Effectivement, il faudra attendre les lois dites bioéthiques (94-653) du 29 juillet 1994 pour observer une prise en compte du corps par le législateur en France. L’article 16 de ce corpus est particulièrement décisif puisqu’il dispose que le corps humain est inviolable. En cela, le législateur vient consacrer les principes que le juge avait dégagé à plusieurs reprises : le 3 juin 1969 lorsque le TGI affirme qu’une convention portant sur la peau est nulle ; le 22 janvier 1988 et le 13 décembre 1989, quand, respectivement, le Conseil d’Etat et la Cour de Cassation décident que les contrats de mères porteuses sont invalides.
Pour autant, même lorsque le corps est pris en compte, protégé par la loi, c’est compte-tenu de son lien avec ce qui fait de nous des personnes : l’humanité, ce concept immatériel qui confère à tout homme une dignité qu’il convient de respecter. C’est ainsi que les lois bioéthiques de 1994 ont attribué au corps un statut juridique au nom de « la primauté de la personne et de l’interdiction de toute atteinte à la dignité de celle-ci ».

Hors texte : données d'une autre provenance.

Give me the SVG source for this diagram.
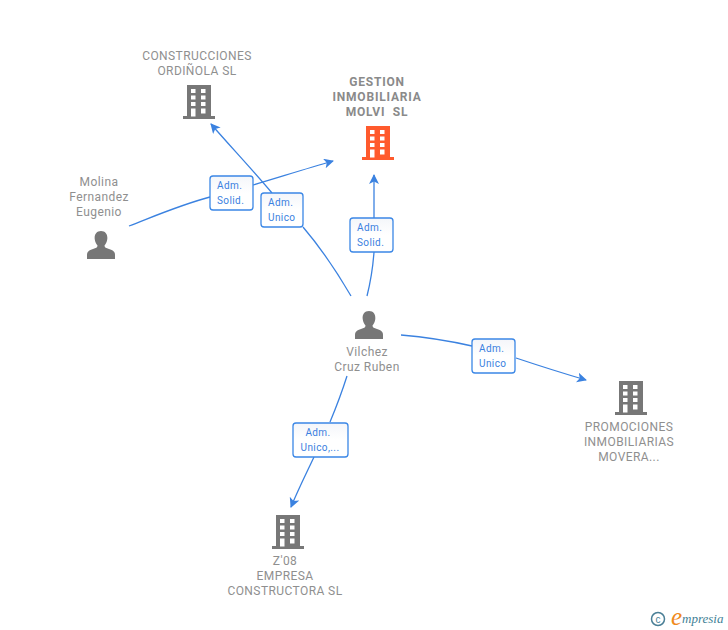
<svg xmlns="http://www.w3.org/2000/svg" width="728" height="630" viewBox="0 0 728 630">
<style>
.t{font:12px Roboto,"Liberation Sans",sans-serif;fill:#8f8f8f;text-anchor:middle;letter-spacing:.42px}
.b{font-weight:700;font-size:12px;fill:#8a8a8a;letter-spacing:.8px;white-space:pre}
.l{font:10px Roboto,"Liberation Sans",sans-serif;fill:#3a7fe0;letter-spacing:.4px}
.c{fill:none;stroke:#3b82e0;stroke-width:1.3}
.box{stroke:#3b87e6;stroke-width:1.3;fill:url(#g)}
.w{fill:#fff}
</style>
<defs>
<marker id="a" markerWidth="12" markerHeight="12" refX="9" refY="5" orient="auto" markerUnits="userSpaceOnUse"><path d="M0 0L10 5L0 10L2.500 5Z" fill="#3b82e0"/></marker>
<linearGradient id="g" x1="0" y1="0" x2="0" y2="1"><stop offset="0" stop-color="#f4f6fa"/><stop offset=".5" stop-color="#fff"/></linearGradient>
<g id="bld"><path d="M4 0H28V31H32V34H0V31H4Z"/><path class="w" d="M8 4h4.500v4h-4.500zM18 4h4.500v4h-4.500zM8 10.500h4.500v4h-4.500zM18 10.500h4.500v4h-4.500zM8 17h4.500v4h-4.500zM18 17h4.500v4h-4.500zM8 23.500h4.500v8h-4.500zM18 23.500h4.500v5h-4.500z"/></g>
<path id="per" d="M14 0C18.500 0 20.800 3.500 20.300 8C20 11 18.800 13 17.500 14.500C17.500 16.500 19 17 22 18C26 19.300 28 20.500 28 24V28H0V24C0 20.500 2 19.300 6 18C9 17 10.500 16.500 10.500 14.500C9.200 13 8 11 7.700 8C7.200 3.500 9.500 0 14 0Z"/>
</defs>
<g id="connectors">
<path class="c" d="M303 227C320 247 337 272 351 296"/>
<path class="c" marker-end="url(#a)" d="M272 193C250 167 230 146 211 124"/>
<path class="c" d="M129 226C155 216 180 205 210 197"/>
<path class="c" marker-end="url(#a)" d="M253 185C280 177 305 169 333 161"/>
<path class="c" d="M367 296C371 280 373 266 374 252"/>
<path class="c" marker-end="url(#a)" d="M374 218C374 205 374 190 374 175"/>
<path class="c" d="M401 335C425 337 450 341 472 346"/>
<path class="c" marker-end="url(#a)" d="M516 358C540 366 562 373 586 380"/>
<path class="c" d="M347 376C341 395 335 410 330 422"/>
<path class="c" marker-end="url(#a)" d="M314 457C306 474 298 490 291 507"/>
</g>
<g id="n1" fill="#777"><use href="#bld" x="183" y="85"/><text class="t"><tspan x="197" y="60">CONSTRUCCIONES</tspan><tspan x="197" y="75">ORDIÑOLA SL</tspan></text></g>
<g id="n2" fill="#ff5a2d"><use href="#bld" x="362" y="126"/><text class="t b"><tspan x="377" y="86">GESTION</tspan><tspan x="377" y="101">INMOBILIARIA</tspan><tspan x="377" y="116">MOLVI  SL</tspan></text></g>
<g id="n3" fill="#777"><use href="#per" x="87" y="231"/><text class="t"><tspan x="99" y="186">Molina</tspan><tspan x="99" y="201">Fernandez</tspan><tspan x="99" y="216">Eugenio</tspan></text></g>
<g id="n4" fill="#777"><use href="#per" x="355" y="311"/><text class="t"><tspan x="367" y="356">Vilchez</tspan><tspan x="367" y="371">Cruz Ruben</tspan></text></g>
<g id="n5" fill="#777"><use href="#bld" x="615" y="381"/><text class="t"><tspan x="629" y="431">PROMOCIONES</tspan><tspan x="629" y="446">INMOBILIARIAS</tspan><tspan x="629" y="461">MOVERA...</tspan></text></g>
<g id="n6" fill="#777"><use href="#bld" x="272" y="515"/><text class="t"><tspan x="285" y="565">Z'08</tspan><tspan x="285" y="580">EMPRESA</tspan><tspan x="285" y="595">CONSTRUCTORA SL</tspan></text></g>
<g id="e1"><rect class="box" x="210" y="176" width="43" height="34" rx="3"/><text class="l"><tspan x="217" y="189">Adm.</tspan><tspan x="217" y="204">Solid.</tspan></text></g>
<g id="e2"><rect class="box" x="261" y="193" width="42" height="34" rx="3"/><text class="l"><tspan x="268" y="206">Adm.</tspan><tspan x="268" y="221">Unico</tspan></text></g>
<g id="e3"><rect class="box" x="350" y="218" width="43" height="34" rx="3"/><text class="l"><tspan x="357" y="231">Adm.</tspan><tspan x="357" y="246">Solid.</tspan></text></g>
<g id="e4"><rect class="box" x="472" y="339" width="43" height="34" rx="3"/><text class="l"><tspan x="479" y="352">Adm.</tspan><tspan x="479" y="367">Unico</tspan></text></g>
<g id="e5"><rect class="box" x="293" y="423" width="55" height="34" rx="3"/><text class="l" text-anchor="middle"><tspan x="318" y="436">Adm.</tspan><tspan x="320" y="451">Unico,...</tspan></text></g>
<g id="logo"><circle cx="658" cy="619" r="6.500" fill="none" stroke="#4a7f96" stroke-width="1.500"/><text x="658" y="622.500" font-family="Liberation Sans,sans-serif" font-size="10" fill="#4a7f96" text-anchor="middle">c</text><text x="671" y="625" font-family="Liberation Serif,serif" font-style="italic" font-size="25" fill="#f08a1c">e</text><text x="682" y="623" font-family="Liberation Serif,serif" font-style="italic" font-size="13" fill="#3f7f96">mpresia</text></g>
</svg>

C’est aussi cette motivation qui anime le juge administratif dans le célèbre arrêt du Conseil d’Etat du 27 octobre 1995 qui interdit au nom de la dignité de la personne humaine, le lancer de nain. Au final, nulle définition juridique du corps. Seulement la qualification de res extra commercium pour ce qui est du corps vivant ou mort, et de ses dérivés. On notera que si les pays de tradition civiliste tendent à considérer juridiquement le corps de la même façon qu’en France, les systèmes de Common Law se révèlent globalement plus souple quant à sa réification. L’impuissance du droit à définir et encadrer juridiquement le corps s’explique par le fait qu’il s’agit philosophiquement d’une zone grise. A minima, le corps est ce qui constitue la matérialité d’un être vivant, sa dimension physique, mais il est difficile d’aller plus loin.
En effet, il existe dans la doctrine une ferme opposition entre dualisme et monisme quant à la question du corps et de sa définition.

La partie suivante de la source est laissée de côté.